12 November 2008
The 2010 Fifa World Cup will present huge opportunities for businesses, especially emerging entrepreneurs, in South Africa’s tourism industry.
This is according to Lindsay Daniller of the Tourism Enterprise Partnership (TEP). Daniller was presenting a report entitled “Towards 2010 and beyond”, a result of a survey conducted among 5 000 emerging tourism entrepreneurs in World Cup host cities.
The TEP, a public-private partnership between the Department of Environmental Affairs and Tourism and the Business Trust, was established in April 2008. It facilitates the growth and development of small, medium and micro enterprises (SMMEs) in the tourism sector.
The company also focuses on increasing these small enterprises’ business activities by providing greater market access. Delivering the report to scores of tourism businesses at Nasrec, in Soweto on Friday, Daniller said the aim of the survey was to gauge the readiness of tourism SMMEs to participate in the World Cup.
“Most emerging tourism SMMEs operate in urban centres and recognised tourism areas,” she said. “A large number of these SMMEs are B&Bs [bed and breakfasts], guest houses and businesses that manufacture and sell crafts. These emerging enterprises offer an impressive range of tourism goods and services.”
Townships like Soweto had the largest number of emerging tourism SMMEs, offering accommodation, arts and crafts, and food and beverages.
With numerous B&Bs, restaurants, entertainment hotspots, and recognised tourist attractions, like the Hector Pieterson Museum and the Mandela Family Museum, Soweto is expected to be one of the main visitor attractions in 2010.
The venue for the opening ceremony, and opening and final matches of the World Cup, Soccer City, is also located on the outskirts of Soweto, an opportunity for tourism businesses to tap into the thousands of international visitors expected to attend matches at the stadium.
Daniller said the survey found that many enterprises were viable and able to provide services and goods for 2010 and beyond, even though there were challenges to be surmounted.
“Accommodation establishments run by emerging enterprises in the 2010 World Cup host cities are generally modest in size, but contribute … more than 12 000 rooms, which is not insignificant. This complements the capacity of the established hospitality sector and could play an important role during the 2010 World Cup,” she said.
However, many emerging accommodation establishments were ungraded, presenting an urgent challenge in respect of the football tournament.
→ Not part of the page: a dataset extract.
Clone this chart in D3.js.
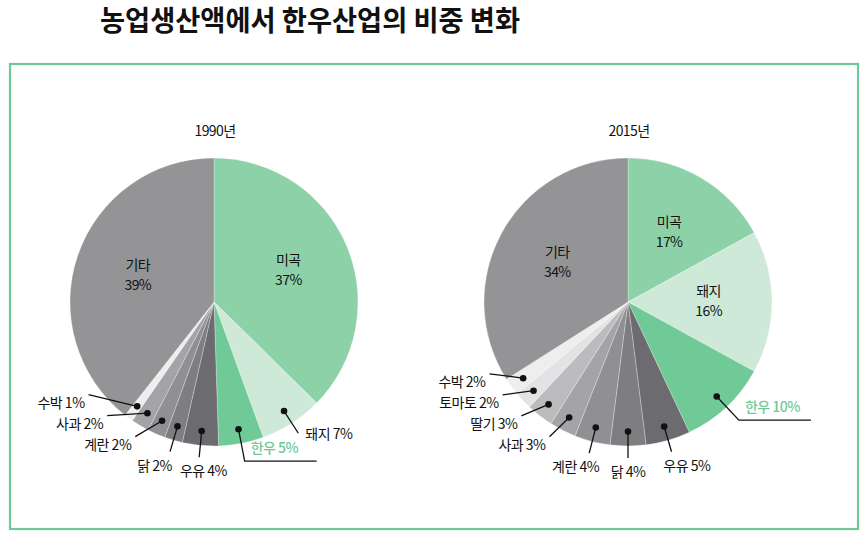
<!DOCTYPE html>
<html>
<head>
<meta charset="utf-8">
<script src="https://cdn.jsdelivr.net/npm/d3@7"></script>
<style>
  html, body { margin: 0; padding: 0; background: #ffffff; }
  svg { display: block; }
  text { font-family: "Noto Sans CJK KR", "Noto Sans", sans-serif; }
</style>
</head>
<body>
<svg id="chart" width="867" height="538"></svg>
<script>
// ---- data ----
const chartTitle = "농업생산액에서 한우산업의 비중 변화";
const years = ["1990년", "2015년"];
const categories1990 = ["미곡", "돼지", "한우", "우유", "닭", "계란", "사과", "수박", "기타"];
const values1990 = [37, 7, 5, 4, 2, 2, 2, 1, 39];
const categories2015 = ["미곡", "돼지", "한우", "우유", "닭", "계란", "사과", "딸기", "토마토", "수박", "기타"];
const values2015 = [17, 16, 10, 5, 4, 4, 3, 3, 2, 2, 34];
const highlightCategory = "한우";

// ---- styles ----
const colorMap = {
  "미곡": "#8dd1a9", "돼지": "#cee9d8", "한우": "#6fca98", "우유": "#6c6c70",
  "닭": "#7e7e81", "계란": "#909094", "사과": "#a4a4a8", "딸기": "#bcbcbe",
  "토마토": "#e3e3e5", "수박": "#eeeeef", "기타": "#949497"
};
const green = "#6fca98";
const R = 144;
const deg = Math.PI / 180;

const svg = d3.select("#chart");

svg.append("text")
  .attr("x", 100).attr("y", 31)
  .attr("font-size", 28).attr("font-weight", "bold")
  .attr("fill", "#111")
  .attr("textLength", 420).attr("lengthAdjust", "spacingAndGlyphs")
  .text(chartTitle);

svg.append("rect")
  .attr("x", 10).attr("y", 64).attr("width", 848).attr("height", 465)
  .attr("fill", "none").attr("stroke", "#6dc995").attr("stroke-width", 2.2);

const pies = [
  { year: years[0], cats: categories1990, vals: values1990, cx: 214, cy: 302 },
  { year: years[1], cats: categories2015, vals: values2015, cx: 628, cy: 302 }
];

const pieGen = d3.pie().sort(null).value(d => d.value);
const arcGen = d3.arc().innerRadius(0).outerRadius(R);

pies.forEach(p => {
  const data = p.cats.map((c, i) => ({ cat: c, value: p.vals[i] }));
  const arcs = pieGen(data);
  const g = svg.append("g").attr("transform", `translate(${p.cx},${p.cy})`);

  g.append("text")
    .attr("x", 1).attr("y", -R - 22)
    .attr("text-anchor", "middle")
    .attr("font-size", 14).attr("letter-spacing", -0.6).attr("fill", "#111")
    .text(p.year);

  g.selectAll("path.slice").data(arcs).enter().append("path")
    .attr("class", "slice")
    .attr("d", arcGen)
    .attr("fill", d => colorMap[d.data.cat])
    .attr("stroke", "#ffffff").attr("stroke-opacity", 0.45).attr("stroke-width", 0.6);

  // inside labels for big slices
  const inner = arcs.filter(d => d.data.value >= 15);
  const innerArc = d3.arc().innerRadius(R * 0.56).outerRadius(R * 0.56);
  inner.forEach(d => {
    const [x, y] = innerArc.centroid(d);
    g.append("text").attr("text-anchor", "middle")
      .attr("x", x).attr("y", y - 6)
      .attr("font-size", 14).attr("letter-spacing", -0.6).attr("fill", "#111")
      .text(d.data.cat);
    g.append("text").attr("text-anchor", "middle")
      .attr("x", x).attr("y", y + 14)
      .attr("font-size", 14).attr("letter-spacing", -0.6).attr("fill", "#111")
      .text(d.data.value + "%");
  });

  // outside labels
  const outer = arcs.filter(d => d.data.value < 15);
  const dotArc = d3.arc().innerRadius(R * 0.9).outerRadius(R * 0.9);
  const endR = R + 12;
  const mid = d => (d.startAngle + d.endAngle) / 2;

  const items = outer.map(d => {
    const a = mid(d);
    const dot = dotArc.centroid(d);
    let kind;
    if (d.data.cat === highlightCategory) kind = "hl";
    else if (a < 160 * deg) kind = "right";
    else if (a <= 200 * deg) kind = "bottom";
    else kind = "left";
    const end = [Math.sin(a) * endR, -Math.cos(a) * endR];
    return { d, a, dot, kind, end, label: d.data.cat + " " + d.data.value + "%" };
  });

  // de-overlap left labels (stagger upward)
  const gap = 21;
  let prevCenter = Infinity;
  items.filter(it => it.kind === "bottom" || it.kind === "left")
    .sort((u, v) => u.a - v.a)
    .forEach(it => {
      if (it.kind === "bottom") {
        prevCenter = Math.min(prevCenter, it.end[1] + 14);
        return;
      }
      let center = it.end[1] + 8;
      if (center > prevCenter - gap) {
        center = prevCenter - gap;
        const ey = center - 8;
        const ex = -Math.sqrt(Math.max(endR * endR - ey * ey, 0));
        it.end = [ex, ey];
      }
      prevCenter = center;
    });

  items.forEach(it => {
    if (it.kind === "hl") {
      const eR = R + 18;
      const elbow = [Math.sin(it.a) * eR, -Math.cos(it.a) * eR];
      g.append("path")
        .attr("d", d3.line()([it.dot, elbow, [elbow[0] + 72, elbow[1]]]))
        .attr("fill", "none").attr("stroke", "#111").attr("stroke-width", 1.3);
      g.append("text")
        .attr("x", elbow[0] + 6).attr("y", elbow[1] - 8)
        .attr("font-size", 14).attr("letter-spacing", -0.5)
        .attr("font-weight", 500)
        .attr("fill", green)
        .text(it.label);
    } else {
      g.append("line")
        .attr("x1", it.dot[0]).attr("y1", it.dot[1])
        .attr("x2", it.end[0]).attr("y2", it.end[1])
        .attr("stroke", "#111").attr("stroke-width", 1.3);
      it.text = g.append("text")
        .attr("font-size", 14).attr("letter-spacing", -0.5).attr("fill", "#111")
        .text(it.label);
      if (it.kind === "right") {
        it.text.attr("x", it.end[0] + 7).attr("y", it.end[1] + 6).attr("text-anchor", "start");
      } else if (it.kind === "bottom") {
        it.text.attr("y", it.end[1] + 19).attr("text-anchor", "middle");
      } else {
        it.text.attr("x", it.end[0] - 4).attr("y", it.end[1] + 13).attr("text-anchor", "end");
      }
    }
    g.append("circle")
      .attr("cx", it.dot[0]).attr("cy", it.dot[1]).attr("r", 3.3)
      .attr("fill", "#111");
  });

  // horizontal de-overlap of bottom labels, left to right
  let prevRight = -Infinity;
  items.filter(it => it.kind === "bottom")
    .sort((u, v) => v.a - u.a)
    .forEach(it => {
      const w = it.text.node().getComputedTextLength();
      let cx = it.end[0] + Math.sin(it.a) * 55;
      if (cx - w / 2 < prevRight + 8) cx = prevRight + 8 + w / 2;
      it.text.attr("x", cx);
      prevRight = cx + w / 2;
    });
});
</script>
</body>
</html>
MATCH, the Fifa agency that manages accommodation and other services for 2010, required all establishments on its database to be graded, and the Tourism Grading Council of South Africa (TGCSA) would not grade establishments run by informal – read unregistered – enterprises.
“This means that all emerging accommodation enterprises that want to benefit from the formal 2010 booking and payments system have to be registered as business entities as well as graded,” said Daniller.
The survey found that arts and crafts businesses were the least developed SMMEs in business terms. “However, crafters tend to be highly committed entrepreneurs, and add significant value to tourism products.”
Overall, the survey found that notwithstanding the challenges faced by most tourism SMMEs, emerging enterprises offered an impressive range of tourism goods and services.
“This provides a sound foundation for development. There are also gaps and shortages in the overall range of tourism products, providing significant opportunities for emerging SMMEs.”
A word of encouragement came from Dr Nikolaus Eberl, author of The Hero’s Journey, who had some words of advice for emerging tourism entrepreneurs. He said Germany hosted a successful World Cup in 2006 because of that country’s excellent hospitality.
“Many people had preconceived ideas of Germans. They were regarded as unfriendly and aloof. But when 2006 came, visitors were treated like royalty by the hospitality industry. The fan festivals also provided an excellent opportunity for ordinary Germans to extend their hand of friendship to visitors.”
Eberl said the 2010 event also provided an opportunity for South Africans to show the world what South Africa – and Africa as a whole – had to offer.